There is another chapter that has similar sentiments in Siblings Without Rivalry. It is titled “Siblings in Roles.”
“Let’s be wary of statements like, ‘He’s the musician in the family’…’She is the scholar’…’He’s the athlete’…’She’s the artist.’ No child should be allowed to corner the market on any area of human endeavor. We want to make it clear to each of our children that the joys of scholarship, dance, drama, poetry, sport are for everyone and not reserved for those who have a special aptitude” (page 98).
That sounds easy on paper, but is hard. The fact is, people have natural talents and abilities. I have a child who is far more artistic naturally than any other of my children. I have a child is who is far more naturally athletic than any of my other children. These things are there.

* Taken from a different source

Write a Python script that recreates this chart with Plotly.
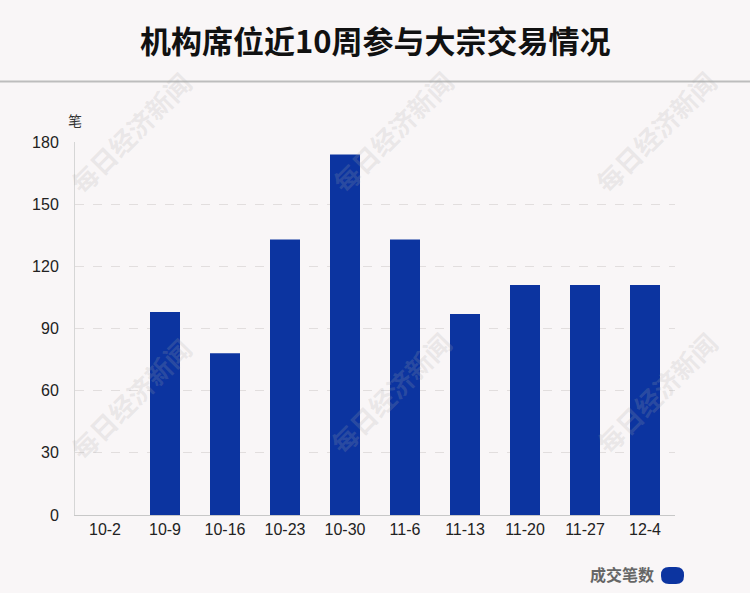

I love the last part of that last quote, though. Anyone can be good at something if they really want to be. Your child might not be the best artist in her class, but if she wants to be great and she puts the effort into becoming great, she can be great. You don’t want to dissuade improvement upon skills and talents.
Know the Difference Between Fair and Equal
This concept is such a passion of mine. I have written on it in the past:
Trying to make things equal among your children will not result in content children. It will result in jealous children. They won’t just be jealous of each other, either, but of everyone around them. They will always be comparing and declaring what isn’t fair. You will find yourself constantly needing to point out what in their life is “better” than those they are jealous of. That is not a happy way for people to be! It will eat at your soul.
Siblings Without Rivalry devotes an entire chapter to this topic in “Equal is Less.” Do not treat your children “equally.” Treat them “fairly.”
Your children can be friends and they can get along in general. Yes, they will fight. They are humans. They can be great friends with some relatively easy efforts from you.